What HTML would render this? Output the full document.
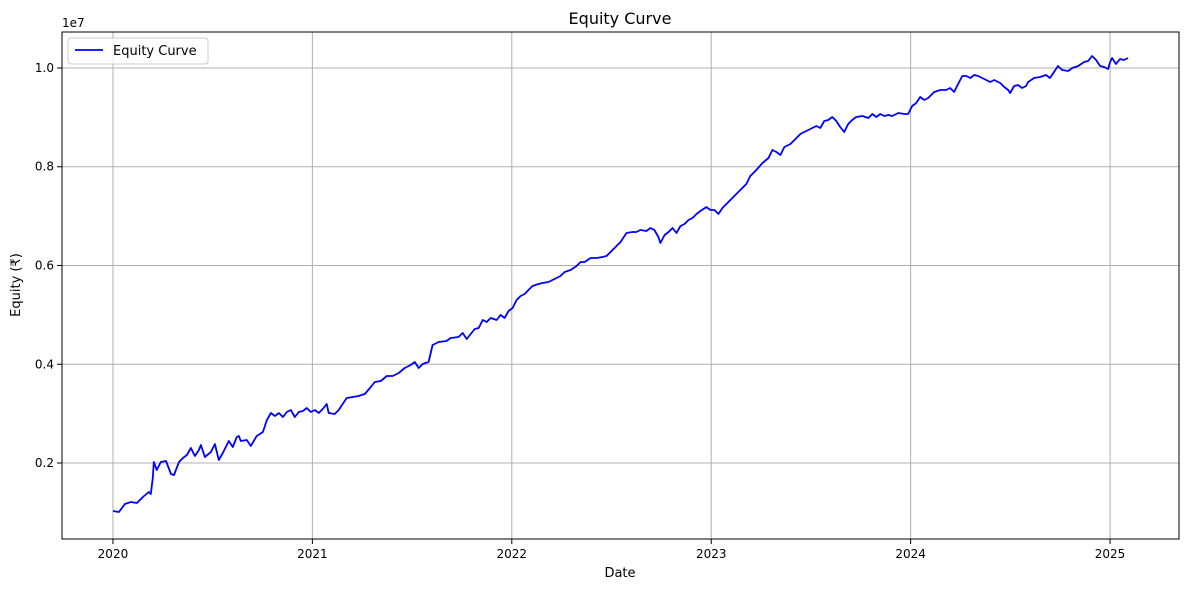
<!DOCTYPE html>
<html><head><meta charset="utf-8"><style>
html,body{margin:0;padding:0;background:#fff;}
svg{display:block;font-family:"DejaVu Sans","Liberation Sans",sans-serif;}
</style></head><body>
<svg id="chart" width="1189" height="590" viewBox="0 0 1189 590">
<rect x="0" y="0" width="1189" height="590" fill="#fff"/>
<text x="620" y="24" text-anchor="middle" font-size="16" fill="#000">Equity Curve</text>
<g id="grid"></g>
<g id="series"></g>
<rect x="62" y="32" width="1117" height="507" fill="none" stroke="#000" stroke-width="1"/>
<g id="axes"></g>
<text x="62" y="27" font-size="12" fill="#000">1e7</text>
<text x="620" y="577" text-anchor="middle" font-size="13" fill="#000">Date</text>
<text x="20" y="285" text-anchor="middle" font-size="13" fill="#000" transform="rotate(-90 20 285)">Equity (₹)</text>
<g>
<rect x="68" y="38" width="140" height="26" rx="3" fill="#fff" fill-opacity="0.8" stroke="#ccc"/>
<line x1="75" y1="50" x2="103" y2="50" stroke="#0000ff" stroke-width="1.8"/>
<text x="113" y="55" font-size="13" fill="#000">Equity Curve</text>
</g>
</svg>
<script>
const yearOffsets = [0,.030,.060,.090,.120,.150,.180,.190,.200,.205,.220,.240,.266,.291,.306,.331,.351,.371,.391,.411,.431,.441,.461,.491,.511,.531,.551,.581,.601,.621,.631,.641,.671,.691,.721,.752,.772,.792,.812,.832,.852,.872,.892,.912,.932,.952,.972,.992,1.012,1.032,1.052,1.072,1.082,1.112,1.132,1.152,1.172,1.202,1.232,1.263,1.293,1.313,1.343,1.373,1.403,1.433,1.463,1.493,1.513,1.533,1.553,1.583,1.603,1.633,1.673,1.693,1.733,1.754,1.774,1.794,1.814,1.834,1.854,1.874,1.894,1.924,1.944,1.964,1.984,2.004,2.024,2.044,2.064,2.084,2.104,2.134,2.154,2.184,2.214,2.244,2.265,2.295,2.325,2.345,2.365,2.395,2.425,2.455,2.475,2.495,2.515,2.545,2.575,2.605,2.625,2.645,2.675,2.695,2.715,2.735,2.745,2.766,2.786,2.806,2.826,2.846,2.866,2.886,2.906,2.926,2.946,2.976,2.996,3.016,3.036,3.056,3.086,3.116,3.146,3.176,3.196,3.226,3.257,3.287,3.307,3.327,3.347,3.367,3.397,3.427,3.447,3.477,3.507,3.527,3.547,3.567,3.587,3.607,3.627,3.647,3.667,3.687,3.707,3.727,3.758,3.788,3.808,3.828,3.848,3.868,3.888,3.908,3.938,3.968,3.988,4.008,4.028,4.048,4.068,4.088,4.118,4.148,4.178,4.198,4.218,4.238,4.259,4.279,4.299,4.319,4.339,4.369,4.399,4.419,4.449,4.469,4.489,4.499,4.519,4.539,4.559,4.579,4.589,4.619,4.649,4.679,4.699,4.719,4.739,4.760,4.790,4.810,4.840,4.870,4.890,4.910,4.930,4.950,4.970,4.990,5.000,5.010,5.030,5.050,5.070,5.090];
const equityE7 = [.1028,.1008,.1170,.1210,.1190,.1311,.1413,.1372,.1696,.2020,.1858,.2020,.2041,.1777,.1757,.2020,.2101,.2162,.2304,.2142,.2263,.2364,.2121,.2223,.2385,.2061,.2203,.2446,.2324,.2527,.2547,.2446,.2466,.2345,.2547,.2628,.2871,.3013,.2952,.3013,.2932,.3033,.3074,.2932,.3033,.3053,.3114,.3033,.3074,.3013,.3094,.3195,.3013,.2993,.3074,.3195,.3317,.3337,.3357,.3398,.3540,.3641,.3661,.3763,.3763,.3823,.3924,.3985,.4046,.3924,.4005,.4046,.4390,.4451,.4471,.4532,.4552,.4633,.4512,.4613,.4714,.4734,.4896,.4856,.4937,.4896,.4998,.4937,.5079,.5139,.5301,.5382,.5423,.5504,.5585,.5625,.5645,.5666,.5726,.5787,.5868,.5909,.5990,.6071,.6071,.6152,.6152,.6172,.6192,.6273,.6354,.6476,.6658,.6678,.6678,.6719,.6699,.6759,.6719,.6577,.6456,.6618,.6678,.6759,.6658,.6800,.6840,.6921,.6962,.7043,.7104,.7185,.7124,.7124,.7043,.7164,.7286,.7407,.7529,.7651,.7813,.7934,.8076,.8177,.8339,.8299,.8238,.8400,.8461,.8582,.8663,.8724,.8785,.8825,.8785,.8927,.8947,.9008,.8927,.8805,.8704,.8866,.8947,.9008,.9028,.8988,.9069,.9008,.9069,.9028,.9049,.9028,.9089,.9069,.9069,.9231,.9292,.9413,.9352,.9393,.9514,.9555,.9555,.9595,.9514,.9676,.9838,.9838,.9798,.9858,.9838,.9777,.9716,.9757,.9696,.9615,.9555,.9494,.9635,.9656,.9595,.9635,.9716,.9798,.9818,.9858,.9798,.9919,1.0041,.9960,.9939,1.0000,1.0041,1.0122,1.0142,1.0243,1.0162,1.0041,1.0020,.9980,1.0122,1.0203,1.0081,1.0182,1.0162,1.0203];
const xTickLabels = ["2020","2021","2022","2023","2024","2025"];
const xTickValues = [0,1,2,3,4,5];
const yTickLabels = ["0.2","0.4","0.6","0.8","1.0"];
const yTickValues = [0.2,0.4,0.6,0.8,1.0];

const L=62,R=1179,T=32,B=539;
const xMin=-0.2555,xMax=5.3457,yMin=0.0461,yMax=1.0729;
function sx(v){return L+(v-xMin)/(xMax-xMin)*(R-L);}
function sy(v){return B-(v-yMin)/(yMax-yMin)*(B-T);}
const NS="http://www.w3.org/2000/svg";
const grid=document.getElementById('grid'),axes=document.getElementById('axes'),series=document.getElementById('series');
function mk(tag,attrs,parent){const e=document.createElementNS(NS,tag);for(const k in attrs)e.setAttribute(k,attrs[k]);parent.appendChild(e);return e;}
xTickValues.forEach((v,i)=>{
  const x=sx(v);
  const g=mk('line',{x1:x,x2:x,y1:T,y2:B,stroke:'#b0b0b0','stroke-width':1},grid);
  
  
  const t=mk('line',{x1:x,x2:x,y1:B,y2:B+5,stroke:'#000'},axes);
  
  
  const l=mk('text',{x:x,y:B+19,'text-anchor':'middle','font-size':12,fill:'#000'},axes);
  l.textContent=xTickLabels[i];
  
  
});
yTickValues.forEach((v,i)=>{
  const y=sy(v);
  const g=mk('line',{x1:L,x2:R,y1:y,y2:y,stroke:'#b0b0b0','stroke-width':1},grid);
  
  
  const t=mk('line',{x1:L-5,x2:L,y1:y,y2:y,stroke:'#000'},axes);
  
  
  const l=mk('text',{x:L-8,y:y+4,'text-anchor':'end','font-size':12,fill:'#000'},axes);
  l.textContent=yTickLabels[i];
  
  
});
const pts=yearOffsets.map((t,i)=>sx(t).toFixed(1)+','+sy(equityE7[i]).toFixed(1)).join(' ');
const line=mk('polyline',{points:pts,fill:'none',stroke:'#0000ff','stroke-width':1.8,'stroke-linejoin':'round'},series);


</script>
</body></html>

==

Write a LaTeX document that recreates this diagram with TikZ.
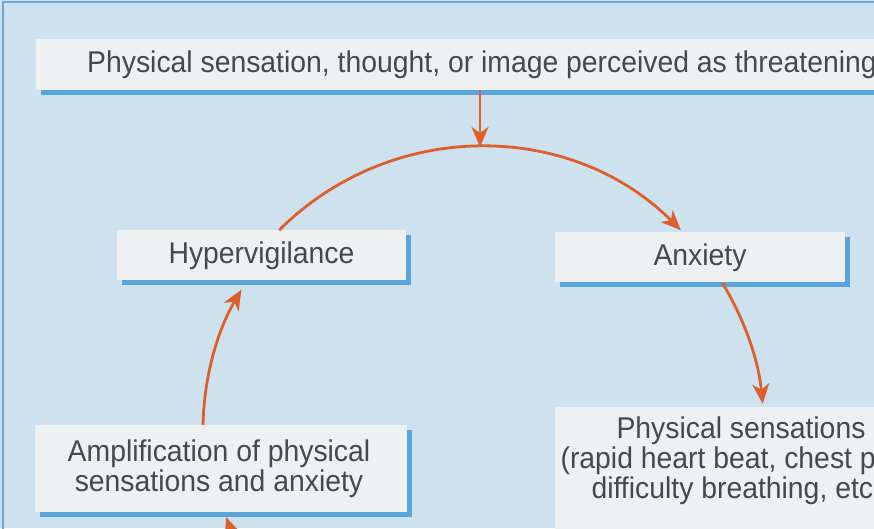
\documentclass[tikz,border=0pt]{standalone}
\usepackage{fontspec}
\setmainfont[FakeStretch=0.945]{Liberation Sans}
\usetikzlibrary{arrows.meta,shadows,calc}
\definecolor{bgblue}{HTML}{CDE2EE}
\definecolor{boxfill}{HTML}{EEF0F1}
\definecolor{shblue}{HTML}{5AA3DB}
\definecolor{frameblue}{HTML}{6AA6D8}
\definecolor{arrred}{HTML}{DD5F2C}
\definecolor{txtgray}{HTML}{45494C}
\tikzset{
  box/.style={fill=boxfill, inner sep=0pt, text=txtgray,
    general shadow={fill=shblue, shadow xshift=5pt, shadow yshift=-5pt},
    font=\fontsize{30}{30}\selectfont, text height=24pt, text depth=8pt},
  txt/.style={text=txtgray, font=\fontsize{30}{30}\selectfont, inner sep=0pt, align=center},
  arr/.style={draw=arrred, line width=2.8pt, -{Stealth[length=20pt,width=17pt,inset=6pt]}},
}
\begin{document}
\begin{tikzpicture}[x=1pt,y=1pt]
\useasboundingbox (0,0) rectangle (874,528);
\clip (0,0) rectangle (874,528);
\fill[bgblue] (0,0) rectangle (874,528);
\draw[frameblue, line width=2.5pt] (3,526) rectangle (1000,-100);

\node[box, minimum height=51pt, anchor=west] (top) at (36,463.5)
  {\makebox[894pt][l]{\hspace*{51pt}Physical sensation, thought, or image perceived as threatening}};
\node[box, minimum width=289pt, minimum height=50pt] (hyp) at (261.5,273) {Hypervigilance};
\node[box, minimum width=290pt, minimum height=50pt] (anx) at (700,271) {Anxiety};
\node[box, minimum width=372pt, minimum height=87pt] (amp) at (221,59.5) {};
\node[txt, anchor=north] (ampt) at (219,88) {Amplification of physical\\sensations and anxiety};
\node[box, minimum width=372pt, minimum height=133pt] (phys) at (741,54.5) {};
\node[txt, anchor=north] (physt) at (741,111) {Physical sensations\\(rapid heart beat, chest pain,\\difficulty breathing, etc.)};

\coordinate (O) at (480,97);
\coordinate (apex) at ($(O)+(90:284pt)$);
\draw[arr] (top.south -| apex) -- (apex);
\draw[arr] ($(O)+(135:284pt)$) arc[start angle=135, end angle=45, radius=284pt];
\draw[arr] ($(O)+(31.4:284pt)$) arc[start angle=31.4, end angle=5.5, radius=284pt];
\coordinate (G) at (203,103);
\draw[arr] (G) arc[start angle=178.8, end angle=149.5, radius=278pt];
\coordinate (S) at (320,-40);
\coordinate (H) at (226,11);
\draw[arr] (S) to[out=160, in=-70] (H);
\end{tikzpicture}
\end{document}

STATED TASK →
Pictures excluded, give again exactly and only the lines of the material above from the line with "Write a LaTeX" through the line with "anchor=north] (physt) at".

TASK OUTPUT →
Write a LaTeX document that recreates this diagram with TikZ.
\documentclass[tikz,border=0pt]{standalone}
\usepackage{fontspec}
\setmainfont[FakeStretch=0.945]{Liberation Sans}
\usetikzlibrary{arrows.meta,shadows,calc}
\definecolor{bgblue}{HTML}{CDE2EE}
\definecolor{boxfill}{HTML}{EEF0F1}
\definecolor{shblue}{HTML}{5AA3DB}
\definecolor{frameblue}{HTML}{6AA6D8}
\definecolor{arrred}{HTML}{DD5F2C}
\definecolor{txtgray}{HTML}{45494C}
\tikzset{
  box/.style={fill=boxfill, inner sep=0pt, text=txtgray,
    general shadow={fill=shblue, shadow xshift=5pt, shadow yshift=-5pt},
    font=\fontsize{30}{30}\selectfont, text height=24pt, text depth=8pt},
  txt/.style={text=txtgray, font=\fontsize{30}{30}\selectfont, inner sep=0pt, align=center},
  arr/.style={draw=arrred, line width=2.8pt, -{Stealth[length=20pt,width=17pt,inset=6pt]}},
}
\begin{document}
\begin{tikzpicture}[x=1pt,y=1pt]
\useasboundingbox (0,0) rectangle (874,528);
\clip (0,0) rectangle (874,528);
\fill[bgblue] (0,0) rectangle (874,528);
\draw[frameblue, line width=2.5pt] (3,526) rectangle (1000,-100);

\node[box, minimum height=51pt, anchor=west] (top) at (36,463.5)
  {\makebox[894pt][l]{\hspace*{51pt}Physical sensation, thought, or image perceived as threatening}};
\node[box, minimum width=289pt, minimum height=50pt] (hyp) at (261.5,273) {Hypervigilance};
\node[box, minimum width=290pt, minimum height=50pt] (anx) at (700,271) {Anxiety};
\node[box, minimum width=372pt, minimum height=87pt] (amp) at (221,59.5) {};
\node[txt, anchor=north] (ampt) at (219,88) {Amplification of physical\\sensations and anxiety};
\node[box, minimum width=372pt, minimum height=133pt] (phys) at (741,54.5) {};
\node[txt, anchor=north] (physt) at (741,111) {Physical sensations\\(rapid heart beat, chest pain,\\difficulty breathing, etc.)};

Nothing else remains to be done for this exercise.